The carrying capacity model additionally includes an indirect competitive interaction through a carrying capacity in the bone marrow. The following are the equations that describe this model.

$${{X}^{{\prime} }}_{l1}=(2{a}_{1}{klc}-1-{E}_{{ven},{blast}}-{E}_{{aza},{blast}}){X}_{l1}{p}_{1}-{X}_{l1}{d}_{c}$$
(27)
$${{X}^{{\prime} }}_{l2}=2(1-{a}_{1}{klc}){p}_{1}{X}_{l1}-{d}_{2}{X}_{l2}$$
(28)

In the logistic growth model, an extra term is added to the baseline model for leukemic cells25 to model a logistic growth kind of population dynamics for cancer cells.

$${{X}^{{\prime} }}_{l1}=({a}_{1}{klc}-{X}_{l1}-{E}_{{ven},{blast}}-{E}_{{aza},{blast}}){X}_{l1}{p}_{1}$$
(29)
$${{X}^{{\prime} }}_{l2}=2(1-{a}_{1}{klc}){p}_{1}{X}_{l1}-{d}_{2}{X}_{l2}$$
(30)

Linear regression model

The linear regression model is intended to predict the neutrophil count at the next time point given the measurements at the current time point, and the treatment cycle between current and next time points.
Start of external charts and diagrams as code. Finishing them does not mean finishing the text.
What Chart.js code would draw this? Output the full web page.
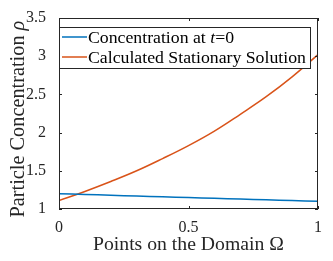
<!DOCTYPE html>
<html>
<head>
<meta charset="utf-8">
<script src="https://cdn.jsdelivr.net/npm/chart.js@4"></script>
<style>
  html, body { margin: 0; padding: 0; background: #fff; }
  #wrap { width: 333px; height: 261px; }
</style>
</head>
<body>
<div id="wrap"><canvas id="chart" width="333" height="261"></canvas></div>
<script>
// values
const xPoints       = [0, 0.1, 0.2, 0.3, 0.4, 0.5, 0.6, 0.7, 0.8, 0.9, 1]
const initialConc   = [1.20, 1.19, 1.18, 1.17, 1.16, 1.15, 1.14, 1.13, 1.12, 1.11, 1.10]
const stationarySol = [1.11, 1.23, 1.36, 1.50, 1.66, 1.83, 2.02, 2.24, 2.47, 2.73, 3.02]
const xTicks = [0, 0.5, 1]
const yTicks = [1, 1.5, 2, 2.5, 3, 3.5]

const BLUE = '#0072BD'
const ORANGE = '#D95319'
const AXIS = '#262626'
const SERIF = '"Liberation Serif", "DejaVu Serif", serif'

// mixed upright/italic text, sized so it fills a target width
function fitSize(ctx, parts, width) {
  let w = 0
  parts.forEach(([t, it]) => {
    ctx.font = (it ? 'italic ' : '') + '100px ' + SERIF
    w += ctx.measureText(t).width
  })
  return 100 * width / w
}
function drawRich(ctx, parts, size, x, y) {
  parts.forEach(([t, it]) => {
    ctx.font = (it ? 'italic ' : '') + size + 'px ' + SERIF
    ctx.fillText(t, x, y)
    x += ctx.measureText(t).width
  })
}

const matlabBox = {
  id: 'matlabBox',
  afterDraw(chart) {
    const { ctx, chartArea: a, scales } = chart
    ctx.save()
    ctx.strokeStyle = AXIS
    ctx.lineWidth = 1
    ctx.strokeRect(a.left + 0.5, a.top + 0.5, a.right - a.left - 1, a.bottom - a.top - 1)

    // inward ticks on all four sides
    const tl = 3
    ctx.beginPath()
    xTicks.forEach(v => {
      const px = Math.round(scales.x.getPixelForValue(v)) + 0.5
      ctx.moveTo(px, a.bottom); ctx.lineTo(px, a.bottom - tl)
      ctx.moveTo(px, a.top);    ctx.lineTo(px, a.top + tl)
    })
    yTicks.forEach(v => {
      const py = Math.round(scales.y.getPixelForValue(v)) + 0.5
      ctx.moveTo(a.left, py);  ctx.lineTo(a.left + tl, py)
      ctx.moveTo(a.right, py); ctx.lineTo(a.right - tl, py)
    })
    ctx.stroke()

    // axis titles
    ctx.fillStyle = AXIS
    ctx.textBaseline = 'middle'
    const xt = [['Points on the Domain \u03A9', false]]
    const xs = fitSize(ctx, xt, 191)
    drawRich(ctx, xt, xs, 93, 245)

    const yt = [['Particle Concentration ', false], ['\u03C1', true]]
    const ys = fitSize(ctx, yt, 197)
    ctx.save()
    ctx.translate(19, 119)
    ctx.rotate(-Math.PI / 2)
    drawRich(ctx, yt, ys, -197 / 2, 0)
    ctx.restore()

    // legend box
    const lx = a.left, ly = 27, lw = 251, lh = 41
    ctx.fillStyle = '#fff'
    ctx.fillRect(lx, ly, lw, lh)
    ctx.strokeStyle = AXIS
    ctx.strokeRect(lx + 0.5, ly + 0.5, lw, lh)
    const lab2 = [['Calculated Stationary Solution', false]]
    const ls = fitSize(ctx, lab2, 218)
    const rows = [
      [BLUE,   [['Concentration at ', false], ['t', true], ['=0', false]], 37],
      [ORANGE, lab2, 57]
    ]
    rows.forEach(([col, parts, ry]) => {
      ctx.strokeStyle = col
      ctx.lineWidth = 1.5
      ctx.beginPath()
      ctx.moveTo(lx + 3, ry); ctx.lineTo(lx + 28, ry)
      ctx.stroke()
      ctx.fillStyle = '#000'
      drawRich(ctx, parts, ls, lx + 29, ry + 1)
    })
    ctx.restore()
  }
}

new Chart(document.getElementById('chart'), {
  type: 'line',
  data: {
    datasets: [
      {
        label: 'Concentration at t=0',
        data: xPoints.map((x, i) => ({ x, y: initialConc[i] })),
        borderColor: BLUE,
        borderWidth: 1.5,
        pointRadius: 0,
        tension: 0.4
      },
      {
        label: 'Calculated Stationary Solution',
        data: xPoints.map((x, i) => ({ x, y: stationarySol[i] })),
        borderColor: ORANGE,
        borderWidth: 1.5,
        pointRadius: 0,
        tension: 0.4
      }
    ]
  },
  options: {
    responsive: false,
    animation: false,
    layout: { padding: { top: 18, right: 15, left: 0, bottom: 0 } },
    plugins: { legend: { display: false }, tooltip: { enabled: false } },
    scales: {
      x: {
        type: 'linear', min: 0, max: 1,
        afterFit: s => { s.height = 52 },
        afterBuildTicks: s => { s.ticks = xTicks.map(v => ({ value: v })) },
        grid: { display: false }, border: { display: false },
        ticks: {
          color: AXIS, padding: 1, maxRotation: 0,
          font: { family: SERIF, size: 16 },
          callback: v => String(v)
        }
      },
      y: {
        min: 1, max: 3.5,
        afterFit: s => { s.width = 59 },
        afterBuildTicks: s => { s.ticks = yTicks.map(v => ({ value: v })) },
        grid: { display: false }, border: { display: false },
        ticks: {
          color: AXIS, padding: 5,
          font: { family: SERIF, size: 16 },
          callback: v => String(v)
        }
      }
    }
  },
  plugins: [matlabBox]
})
</script>
</body>
</html>
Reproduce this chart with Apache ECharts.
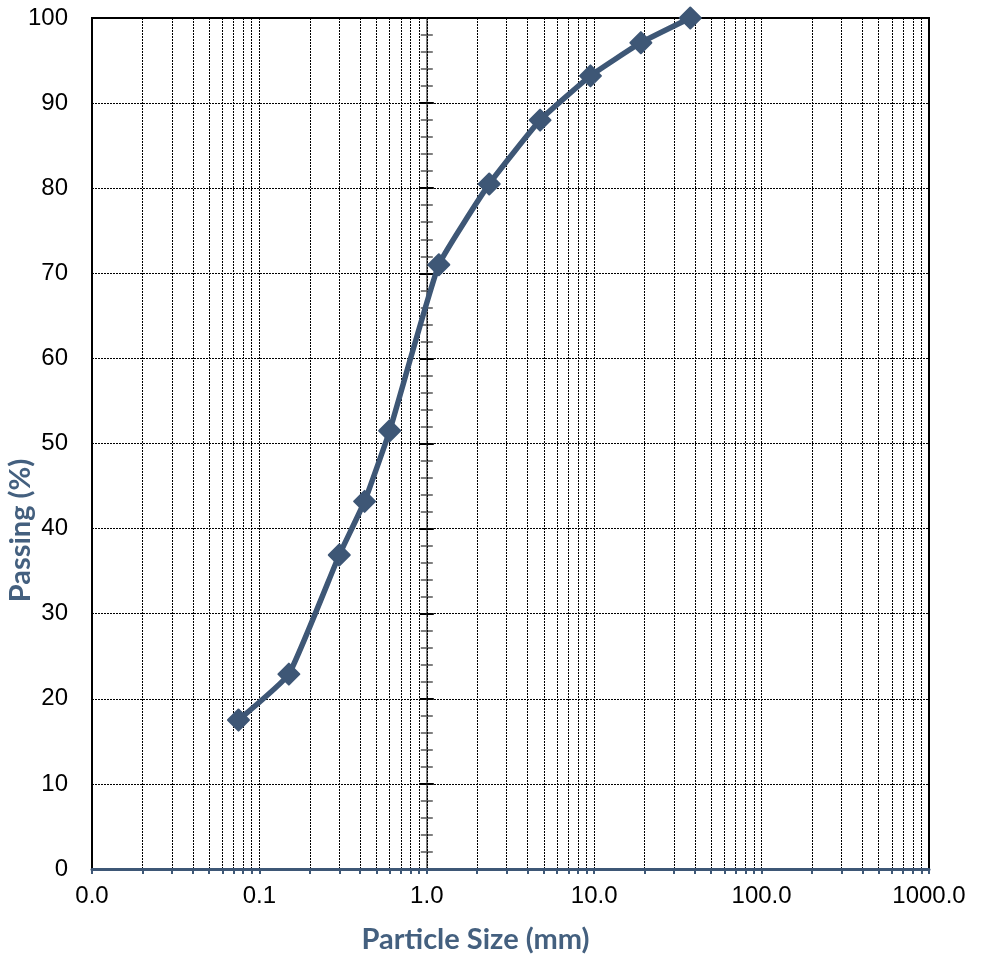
<!DOCTYPE html>
<html>
<head>
<meta charset="utf-8">
<script src="https://cdn.jsdelivr.net/npm/echarts@6/dist/echarts.min.js"></script>
<style>
  html, body { margin: 0; padding: 0; background: #fff; }
  #chart { width: 987px; height: 957px; }
</style>
</head>
<body>
<div id="chart"></div>
<script>
// sieve analysis data
const sieveSizes = [0.075, 0.15, 0.3, 0.425, 0.6, 1.18, 2.36, 4.75, 9.5, 19, 37.5];
const passing = [17.5, 22.9, 36.9, 43.2, 51.5, 71.0, 80.5, 88.0, 93.2, 97.1, 100];

// log axis: labelled decades, minor ticks at 2..9 of each decade
const decades = [0.01, 0.1, 1, 10, 100, 1000];
const multipliers = [1, 2, 3, 4, 5, 6, 7, 8, 9];
const xTickValues = [];
decades.forEach((d, i) => {
  if (i === decades.length - 1) { xTickValues.push(d); return; }
  multipliers.forEach((m) => xTickValues.push(+(d * m).toPrecision(3)));
});

const yMin = 0;
const yMax = 100;
const yInterval = 10;

const slate = "#3e5776";
const titleColor = "#44607f";
const font = "'Liberation Sans', Arial, sans-serif";
const titleFont = "Lato, 'Open Sans', sans-serif";

const chart = echarts.init(document.getElementById("chart"));

const crossAxis = (inside) => ({
  type: "value",
  min: yMin,
  max: yMax,
  interval: yInterval,
  position: "left",
  offset: 0,
  axisLine: { show: true, lineStyle: { color: "#808080", width: 2 } },
  axisTick: { show: true, inside: inside, length: 7, lineStyle: { color: "#000", width: 2 } },
  minorTick: { show: true, splitNumber: 5, length: 6, lineStyle: { color: "#555", width: 1.5 } },
  axisLabel: { show: false },
  splitLine: { show: false },
  minorSplitLine: { show: false },
});

const option = {
  animation: false,
  backgroundColor: "#fff",
  grid: {
    left: 92,
    right: 58,
    top: 18,
    bottom: 88,
    show: true,
    borderColor: "#000",
    borderWidth: 2,
    containLabel: false,
    outerBoundsMode: "none",
  },
  xAxis: [
    {
      type: "log",
      logBase: 10,
      min: 0.01,
      max: 1000,
      position: "bottom",
      name: "Particle Size (mm)",
      nameLocation: "middle",
      nameGap: 56,
      nameMoveOverlap: false,
      nameTextStyle: {
        fontFamily: titleFont,
        fontWeight: "bold",
        fontSize: 29,
        color: titleColor,
        padding: [0, 70, 0, 0],
      },
      axisLine: { show: true, onZero: false, lineStyle: { color: slate, width: 3 } },
      axisTick: {
        show: true,
        customValues: xTickValues,
        length: 5,
        lineStyle: { color: slate, width: 2 },
      },
      axisLabel: {
        customValues: decades,
        margin: 15,
        fontFamily: font,
        fontSize: 24,
        color: "#000",
        formatter: (v) => Number(v).toFixed(1),
      },
      splitLine: {
        show: true,
        lineStyle: { color: "#000", width: 1, type: [2, 1] },
      },
      z: 3,
    },
  ],
  yAxis: [
    {
      type: "value",
      min: yMin,
      max: yMax,
      interval: yInterval,
      position: "left",
      name: "Passing (%)",
      nameLocation: "middle",
      nameGap: 57,
      nameMoveOverlap: false,
      nameTextStyle: {
        fontFamily: titleFont,
        fontWeight: "bold",
        fontSize: 29,
        color: titleColor,
        padding: [0, 174, 0, 0],
      },
      axisLine: { show: true, onZero: false, lineStyle: { color: "#000", width: 2 } },
      axisTick: { show: false },
      axisLabel: {
        margin: 24,
        fontFamily: font,
        fontSize: 24,
        color: "#000",
      },
      splitLine: {
        show: true,
        lineStyle: { color: "#000", width: 1, type: [2, 1] },
      },
    },
    crossAxis(false),
    crossAxis(true),
  ],
  series: [
    {
      name: "Passing",
      type: "line",
      xAxisIndex: 0,
      yAxisIndex: 0,
      smooth: 0.12,
      data: sieveSizes.map((s, i) => [s, passing[i]]),
      symbol: "diamond",
      symbolSize: 21,
      lineStyle: { color: slate, width: 5.5 },
      itemStyle: { color: slate, borderColor: slate, borderWidth: 2, borderJoin: "round" },
      z: 5,
    },
  ],
};

chart.setOption(option);

// vertical axis crosses the x axis at 1.0 mm
const crossPx = chart.convertToPixel({ xAxisIndex: 0 }, 1);
const crossOffset = option.grid.left - crossPx;
chart.setOption({
  yAxis: [{}, { offset: crossOffset }, { offset: crossOffset }],
});
</script>
</body>
</html>
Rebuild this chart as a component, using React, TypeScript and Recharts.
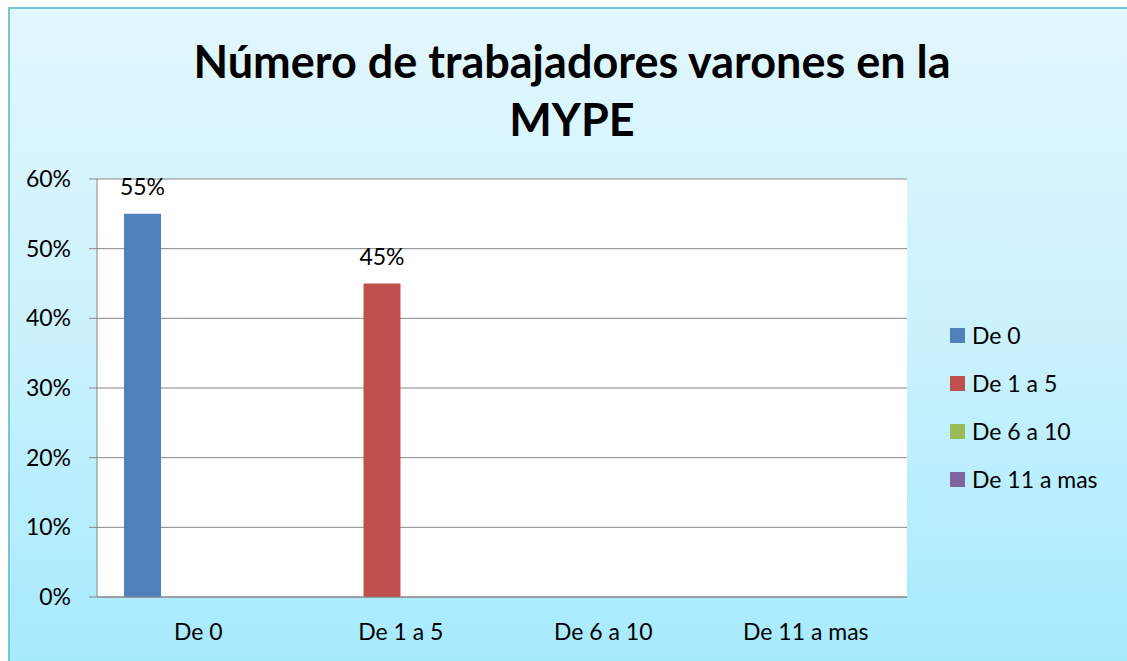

There are five independent variables: (1) current neutrophil count measurement, (2) time elapsed between the two measurements that are within venetoclax treatment, (3) time elapsed between the two measurements that are not in venetoclax treatment, (4) venetoclax dosage for the cycle between the current time point and next time point, and (5) interpolated bone marrow blast measurement at the current time point. There is also a constant term for the intercept. Results are shown in Supplementary Fig. 2. As with the ODE models, the linear regression model was fitted for each patient separately, using all pairs of adjacent neutrophil measurements for the comparison in Supplementary Fig. 2a, b, and all pairs of adjacent neutrophil measurements in the first 5 cycles for the comparison in Supplementary Fig. 2c.